存在主义推崇的是自由意志的选择权,雅妮娜有选择逃离与回归的权力,但存在主义的意志容易陷入瘫痪。存在主义认为人只要反抗就能找到出路,萨特一直坚持这个。但是加缪在《反抗者》的态度愈发的趋于思考“反抗之后”的问题。在与萨特决裂后的思考更深,这是一种对存在主义的觉醒,既然人是孤独,存在是荒谬的,我们自由选择就是为了反抗,但是反抗之后我们找到的出路是什么?加缪把它赋予了爱和相信。雅妮娜最后肯定了丈夫对自己的感情是爱的,她也相信那个奇妙的“王国”虽然在那里,但是永远不会属于她。她相信自己对于婚姻的认识是清醒的,在那个夜的怀抱里她完成了自我救赎式的觉醒,从而选择了回归这种方式。正如托尼朱特说的“加缪是个世界主义者,无根的人。像其他无根的世界公民一样,他毕生都在探寻一块可以置身的坚实之地,但同时又知道这是无望之举,流亡的状态才是他真实的处境。”[1]153加缪知道雅妮娜的处境跟自己是一样的,婚姻的枯燥或许像是自己被流放了,在可以有更多选择逃离的情况下选择了回归,这似乎不是反抗,也不符合存在主义一贯的意旨。
诺贝尔文学奖的颁奖词评价加缪“以明澈的认真态度阐明了我们时代的意识问题”而获奖,这个意识问题具体到雅妮娜的婚姻里来说,她意识到了婚姻似“流放”一样的苦痛,但是正如托尼朱特所说的:“他思索人的欲望应受怎样的限制,而非具有多少可能。”[1]这也就是为什么加缪在自己的世纪里无家可归,于是为雅妮娜最终选择了回归,这是对存在主义困境的思考。加缪因为时代和命运的原因而看不到存在主义将会被什么替代,但他清醒的意识到存在主义的弱点,就是反抗之后我们会陷入选择的迷茫,所以我们应谨慎选择反抗。
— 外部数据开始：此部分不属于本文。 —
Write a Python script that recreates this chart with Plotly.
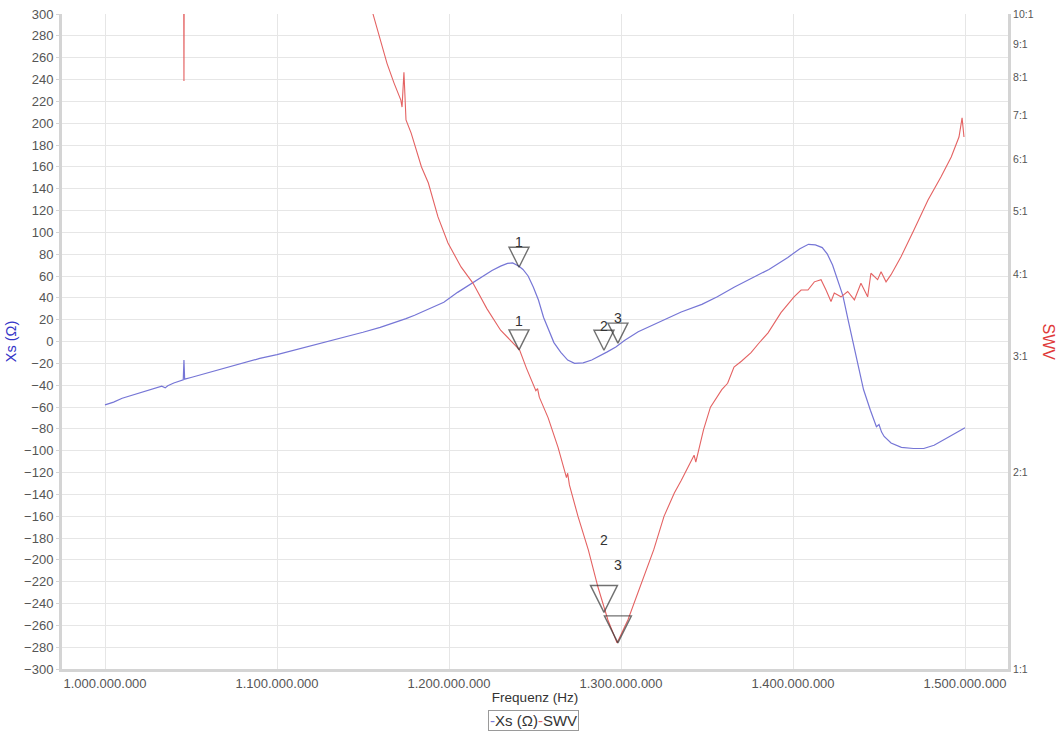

在《不贞的妻子》里,我们不知道雅妮娜在这次旅行之后会不会再次选择逃离,如果丈夫马塞尔仍然体察不到雅妮娜的内心,雅妮娜需要每一次都释放她这次旅行式的觉醒,选择回归。倘若这累加的次数也到了无聊与重复的阶段,那个时候雅妮娜的选择又会是什么呢?无论如何,加缪对于存在主义缺陷的思考是有先知意味的,也符合他道德主义者在法国语境里的意味,同样在20世纪中期风云欧洲的女政论家汉娜阿伦特对加缪做过这样的评价:“毫无疑问,当今法国最杰出的人,远在其他知识分子之上。”[1]所以,托尼朱特也说:“永远的局外人加缪,事实上是法兰西最杰出的人。”